FAR 3.804—Policy.
Plain-English Summary
FAR 3.804 states a simple but important procurement control: before awarding any contract that exceeds $200,000, the contracting officer must obtain the certifications and disclosures required by FAR provision 52.203-11, Certification and Disclosure Regarding Payments to Influence Certain Federal Transactions. In practice, this section ties the award process to the government’s restrictions on lobbying-related payments and requires the government to collect the contractor’s formal statement about whether prohibited or reportable influence payments have been made. Its purpose is to protect the integrity of federal procurement, ensure transparency, and create a record that the awardee has complied with the applicable anti-lobbying certification and disclosure requirements. For contracting officers, this is a mandatory pre-award step for covered contracts, not an optional administrative formality. For contractors, it means they must be prepared to certify and, if necessary, disclose relevant payments before award can proceed. The section is narrow in scope, but operationally significant because failure to obtain the required certification and disclosure can delay award and create compliance risk.
Key Rules
Pre-award collection required
The contracting officer must obtain the required certification and disclosure before awarding any contract that exceeds $200,000. This is a mandatory timing requirement, so the paperwork must be complete before award, not after.
Applies above threshold
The rule applies only to contracts exceeding $200,000. Contracts at or below that amount are outside the scope of this specific requirement, unless another rule independently requires similar information.
Use FAR 52.203-11
The required certification and disclosure come from the provision at FAR 52.203-11. The contracting officer must use that provision to collect the contractor’s statement regarding payments to influence certain Federal transactions.

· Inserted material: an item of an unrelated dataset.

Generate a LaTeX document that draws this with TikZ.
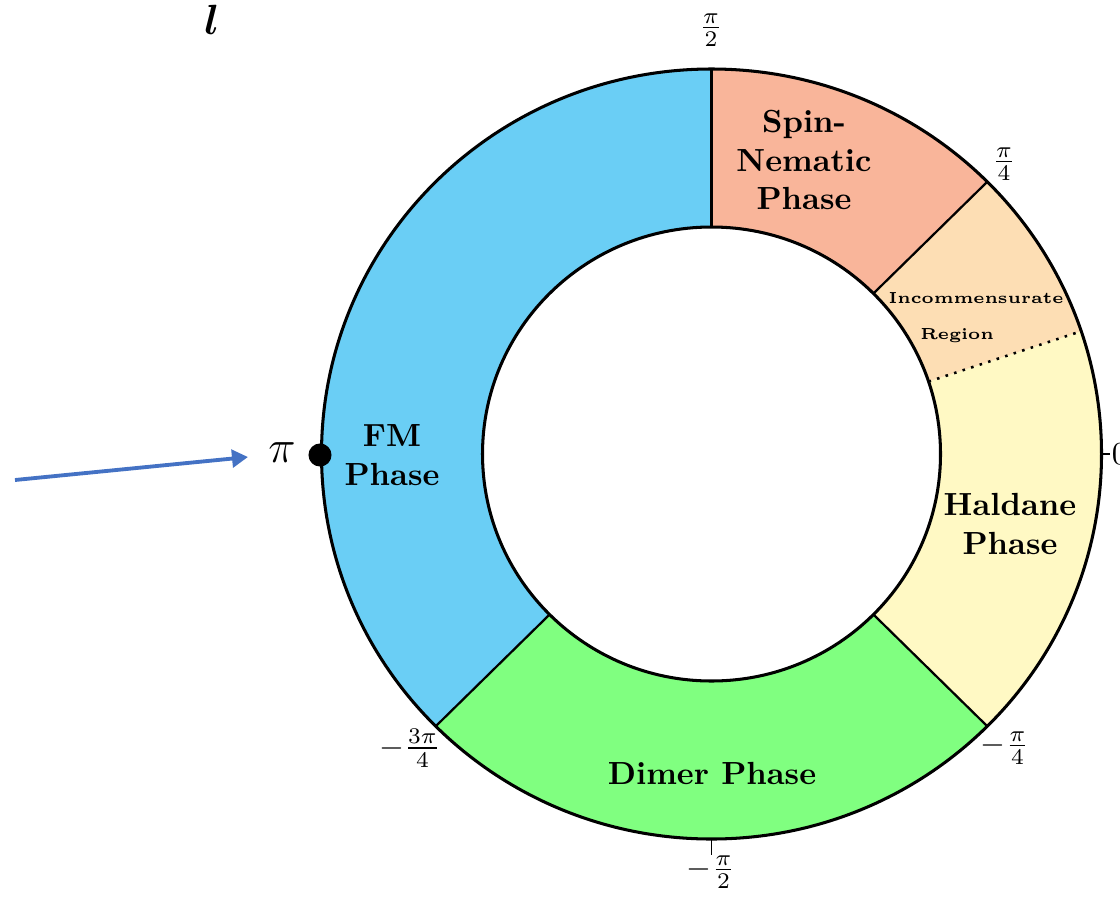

Certification and disclosure both matter
The section requires both the certification and any necessary disclosure, not just a signed statement of compliance. If reportable payments exist, the contractor must disclose them as required by the provision.
Award cannot bypass compliance
This is a mandatory acquisition step tied to award eligibility. The contracting officer should not proceed to award until the required certification and disclosure have been obtained and reviewed.
Responsibilities
Contracting Officer
Obtain the certification and disclosure required by FAR 52.203-11 before awarding any contract exceeding $200,000. Ensure the requirement is included in the pre-award process and that award does not occur until the information is received.
Contractor/Offeror
Provide the certification and any required disclosure under FAR 52.203-11 before award. The contractor must accurately state whether covered payments were made and disclose them if the provision requires disclosure.
Agency
Support contracting personnel by ensuring procurement procedures and templates include the required pre-award certification and disclosure step for covered contracts. Maintain compliance oversight so awards are not made without the required documentation.
Practical Implications
This is a gatekeeping requirement: if the certification/disclosure is missing, award should be delayed until it is obtained.
Contracting officers should build the requirement into solicitation and award checklists for contracts over $200,000 to avoid last-minute compliance problems.
Contractors should be ready to answer the certification accurately and identify any reportable influence payments early in the proposal process.
A common pitfall is treating the requirement as routine paperwork and overlooking the need for disclosure when applicable; that can create compliance and integrity issues.
Because the rule is tied to award timing, late discovery of a missing certification can disrupt award schedules and extend procurement lead times.
Official Regulatory Text
The contracting officer shall obtain certifications and disclosures as required by the provision at 52.203-11 , Certification and Disclosure Regarding Payments to Influence Certain Federal Transactions, prior to the award of any contract exceeding $200,000.